Thursday, April 23, 2015

Step right up

My son Ben asked if had this seen this article. It really feels like the beginning of the end:

Arizona State University, one of the nation’s largest universities, is joining with edX, a nonprofit online venture founded by M.I.T. and Harvard, to offer an online freshman year that will be available worldwide with no admissions process and full university credit. . . .

“Leave your G.P.A., your SATs, your recommendations at home,” said Anant Agarwal, the chief executive of edX. “If you have the will to learn, just bring your Internet connection and yourself, and you can get a year of college credit.”
Yes, step right up.

I am forever loyal to the idea of college — that is, real college, what college can be and still, often, is. But we seem to be moving toward a future in which that possibility becomes, once again, reserved for a privileged few. For everyone else, an Internet connection will suffice. No classmates, no office hours, no libraries. It’s telling that even Mr. Agarwal’s hucksterism acknowledges reality: this scheme offers not a year of college but “a year of college credit.” They’re not the same thing.
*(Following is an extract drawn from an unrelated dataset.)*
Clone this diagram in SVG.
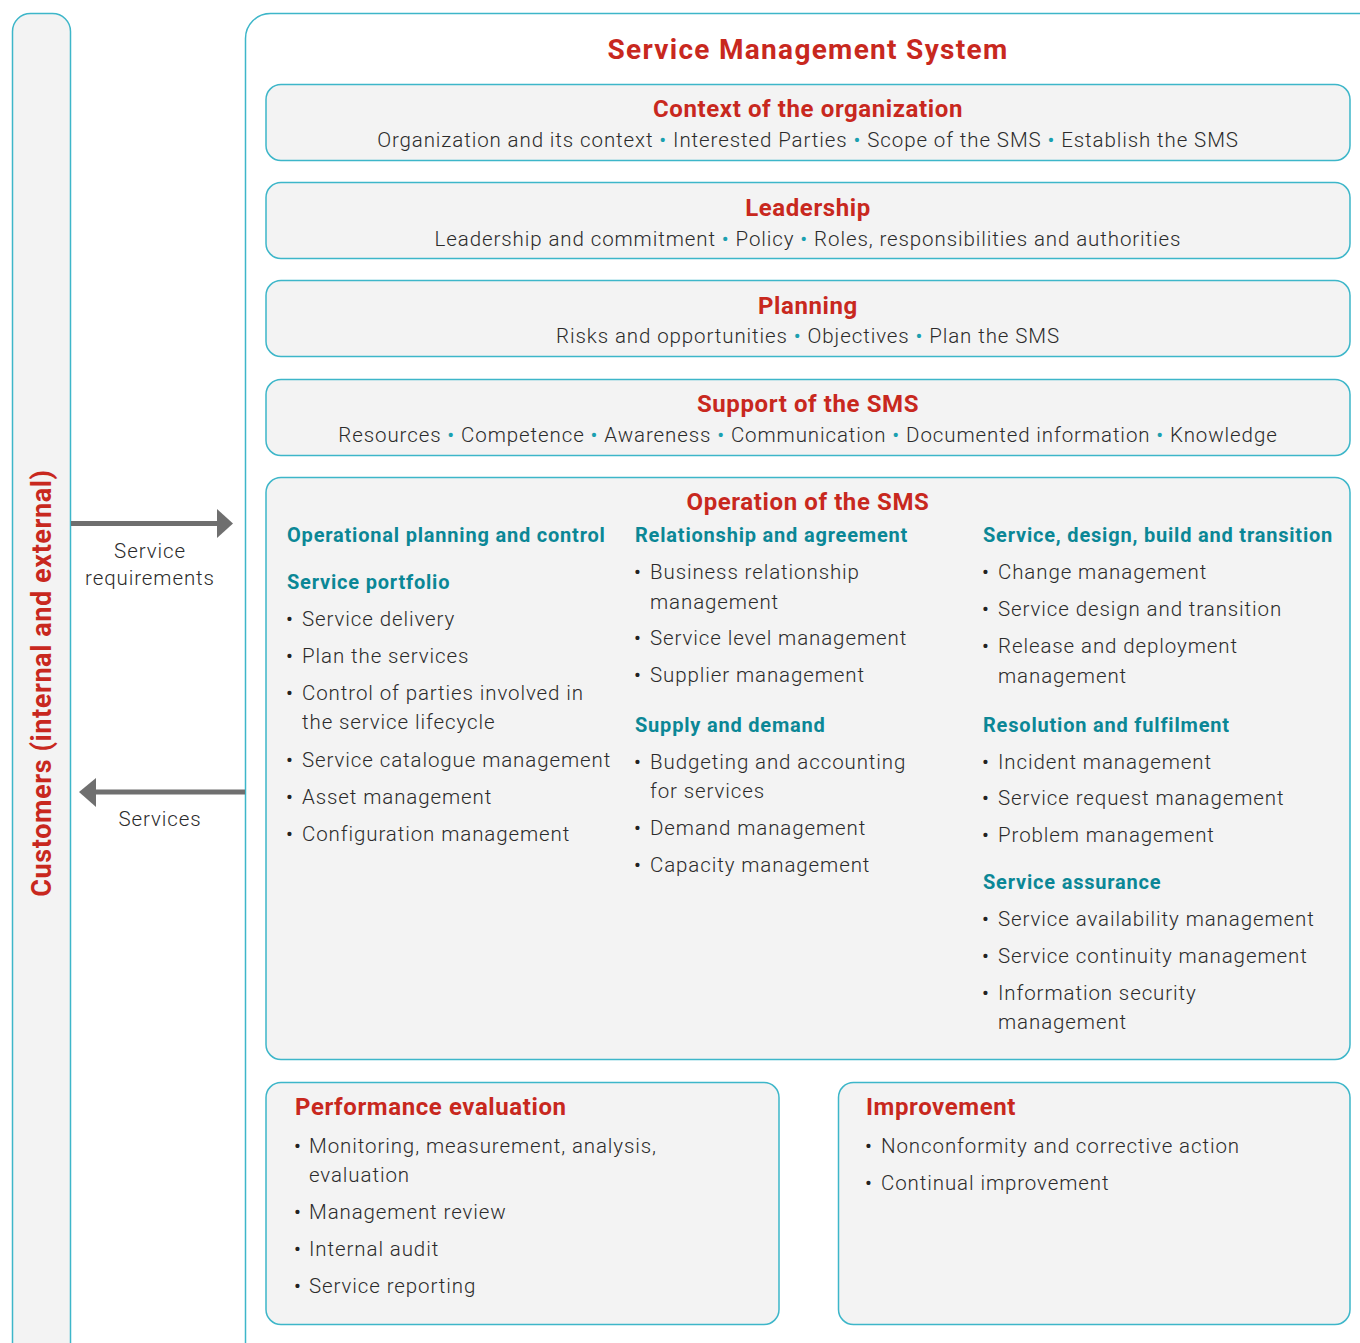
<svg xmlns="http://www.w3.org/2000/svg" width="1360" height="1343" viewBox="0 0 1360 1343">
<style>
.box{fill:#f3f3f3;stroke:#3db6c9;stroke-width:1.5}
.red{font-family:Roboto,"Liberation Sans",sans-serif;font-weight:700;fill:#c8281e;letter-spacing:0.6px}
.big{letter-spacing:1.3px}
.teal{font-family:Roboto,"Liberation Sans",sans-serif;font-weight:700;fill:#0b8796;font-size:20px;letter-spacing:0.8px}
.txt{font-family:Roboto,"Liberation Sans",sans-serif;font-weight:300;fill:#2b2b2b;font-size:20.5px;letter-spacing:0.9px}
.b{font-weight:400;fill:#222}
.dot{fill:#1ba0b0;font-weight:400}
.arrow{stroke:#6f6f6f;stroke-width:5;fill:none}
.head{fill:#6f6f6f}
</style>
<rect width="1360" height="1343" fill="#fff"/>
<g id="customers">
<rect class="box" x="12.5" y="13.5" width="58" height="1360" rx="18"/>
<text class="red" font-size="27" text-anchor="middle" transform="translate(51,683) rotate(-90)">Customers (internal and external)</text>
</g>
<g id="sms">
<rect x="245.5" y="13.5" width="1150" height="1360" rx="25" fill="#fff" stroke="#3db6c9" stroke-width="1.5"/>
<text class="red big" font-size="28" x="808" y="59" text-anchor="middle">Service Management System</text>
</g>
<g id="context">
<rect class="box" x="266" y="84.5" width="1084" height="76" rx="15"/>
<text class="red" font-size="24" x="808" y="117" text-anchor="middle">Context of the organization</text>
<text class="txt" x="808" y="147" text-anchor="middle">Organization and its context <tspan class="dot">•</tspan> Interested Parties <tspan class="dot">•</tspan> Scope of the SMS <tspan class="dot">•</tspan> Establish the SMS</text>
</g>
<g id="leadership">
<rect class="box" x="266" y="182.5" width="1084" height="76" rx="15"/>
<text class="red" font-size="24" x="808" y="216" text-anchor="middle">Leadership</text>
<text class="txt" x="808" y="246" text-anchor="middle">Leadership and commitment <tspan class="dot">•</tspan> Policy <tspan class="dot">•</tspan> Roles, responsibilities and authorities</text>
</g>
<g id="planning">
<rect class="box" x="266" y="280.5" width="1084" height="76" rx="15"/>
<text class="red" font-size="24" x="808" y="314" text-anchor="middle">Planning</text>
<text class="txt" x="808" y="343" text-anchor="middle">Risks and opportunities <tspan class="dot">•</tspan> Objectives <tspan class="dot">•</tspan> Plan the SMS</text>
</g>
<g id="support">
<rect class="box" x="266" y="379.5" width="1084" height="76" rx="15"/>
<text class="red" font-size="24" x="808" y="412" text-anchor="middle">Support of the SMS</text>
<text class="txt" x="808" y="442" text-anchor="middle">Resources <tspan class="dot">•</tspan> Competence <tspan class="dot">•</tspan> Awareness <tspan class="dot">•</tspan> Communication <tspan class="dot">•</tspan> Documented information <tspan class="dot">•</tspan> Knowledge</text>
</g>
<g id="operation">
<rect class="box" x="266" y="477.5" width="1084" height="582" rx="15"/>
<text class="red" font-size="24" x="808" y="510" text-anchor="middle">Operation of the SMS</text>
<text class="teal" x="287" y="542">Operational planning and control</text>
<text class="teal" x="287" y="589">Service portfolio</text>
<g class="txt">
<text class="b" x="286" y="626">•</text><text x="302" y="626">Service delivery</text>
<text class="b" x="286" y="663">•</text><text x="302" y="663">Plan the services</text>
<text class="b" x="286" y="700">•</text><text x="302" y="700">Control of parties involved in</text><text x="302" y="729">the service lifecycle</text>
<text class="b" x="286" y="767">•</text><text x="302" y="767">Service catalogue management</text>
<text class="b" x="286" y="804">•</text><text x="302" y="804">Asset management</text>
<text class="b" x="286" y="841">•</text><text x="302" y="841">Configuration management</text>
</g>
<text class="teal" x="635" y="542">Relationship and agreement</text>
<text class="teal" x="635" y="732">Supply and demand</text>
<g class="txt">
<text class="b" x="634" y="579">•</text><text x="650" y="579">Business relationship</text><text x="650" y="609">management</text>
<text class="b" x="634" y="645">•</text><text x="650" y="645">Service level management</text>
<text class="b" x="634" y="682">•</text><text x="650" y="682">Supplier management</text>
<text class="b" x="634" y="769">•</text><text x="650" y="769">Budgeting and accounting</text><text x="650" y="798">for services</text>
<text class="b" x="634" y="835">•</text><text x="650" y="835">Demand management</text>
<text class="b" x="634" y="872">•</text><text x="650" y="872">Capacity management</text>
</g>
<text class="teal" x="983" y="542">Service, design, build and transition</text>
<text class="teal" x="983" y="732">Resolution and fulfilment</text>
<text class="teal" x="983" y="889">Service assurance</text>
<g class="txt">
<text class="b" x="982" y="579">•</text><text x="998" y="579">Change management</text>
<text class="b" x="982" y="616">•</text><text x="998" y="616">Service design and transition</text>
<text class="b" x="982" y="653">•</text><text x="998" y="653">Release and deployment</text><text x="998" y="683">management</text>
<text class="b" x="982" y="769">•</text><text x="998" y="769">Incident management</text>
<text class="b" x="982" y="805">•</text><text x="998" y="805">Service request management</text>
<text class="b" x="982" y="842">•</text><text x="998" y="842">Problem management</text>
<text class="b" x="982" y="926">•</text><text x="998" y="926">Service availability management</text>
<text class="b" x="982" y="963">•</text><text x="998" y="963">Service continuity management</text>
<text class="b" x="982" y="1000">•</text><text x="998" y="1000">Information security</text><text x="998" y="1029">management</text>
</g>
</g>
<g id="performance">
<rect class="box" x="266" y="1082.5" width="513" height="242" rx="15"/>
<text class="red" font-size="24" x="295" y="1115">Performance evaluation</text>
<g class="txt">
<text class="b" x="294" y="1153">•</text><text x="309" y="1153">Monitoring, measurement, analysis,</text><text x="309" y="1182">evaluation</text>
<text class="b" x="294" y="1219">•</text><text x="309" y="1219">Management review</text>
<text class="b" x="294" y="1256">•</text><text x="309" y="1256">Internal audit</text>
<text class="b" x="294" y="1293">•</text><text x="309" y="1293">Service reporting</text>
</g>
</g>
<g id="improvement">
<rect class="box" x="838.5" y="1082.5" width="511.5" height="242" rx="15"/>
<text class="red" font-size="24" x="866" y="1115">Improvement</text>
<g class="txt">
<text class="b" x="865" y="1153">•</text><text x="881" y="1153">Nonconformity and corrective action</text>
<text class="b" x="865" y="1190">•</text><text x="881" y="1190">Continual improvement</text>
</g>
</g>
<g id="connectors">
<line class="arrow" x1="71" y1="523.5" x2="219" y2="523.5"/>
<polygon class="head" points="217,509 233,523.5 217,538"/>
<text class="txt" x="150" y="558" text-anchor="middle">Service</text>
<text class="txt" x="150" y="585" text-anchor="middle">requirements</text>
<line class="arrow" x1="245" y1="792" x2="94" y2="792"/>
<polygon class="head" points="96,778 79,792 96,807"/>
<text class="txt" x="160" y="826" text-anchor="middle">Services</text>
</g>
</svg>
May 3: Oh — and there’s no financial aid.

A related post
Higher-ed monopoly

[Title courtesy of Tom Waits.]

comments: 3

Elaine Fine said...

Do you think that MIT or Harvard would accept those credits?

Anonymous said...

It becomes a phenomenon of simple arithmetic. There is a point at which tuition costs exceed the ability to pay up front (now long past for many), and then tuition costs which exceed the ability to be financed (now occurring). With the massive debt having been piled up, new students in many disciplines are finding that the cost of their possible degree exceed their earning capacity with said degree. Where then do universities look for the next bunch of "college credit consumers?" On line, of course (pardon the pun). One could even foresee something like kickstarter campaigns aimed at raising tuition funds for someone. With education budgets and costs coming ever more into crisis (such as the recent news of the Chicago Public Schools and its billion dollar budget shortfall), the marketing of education to the consumer is trying to follow the Amazon model. Maybe we'll see degrees delivered by drones next?

Michael Leddy said...

Elaine, that’s the $64,000 question, so to speak.

Anon., I’m aware of at least one Kickstarter-like effort to raise tuition. Yes, the cost of college is far too high. The wider access to college (real college) that followed WWII now begins to look like an odd blip in our cultural history.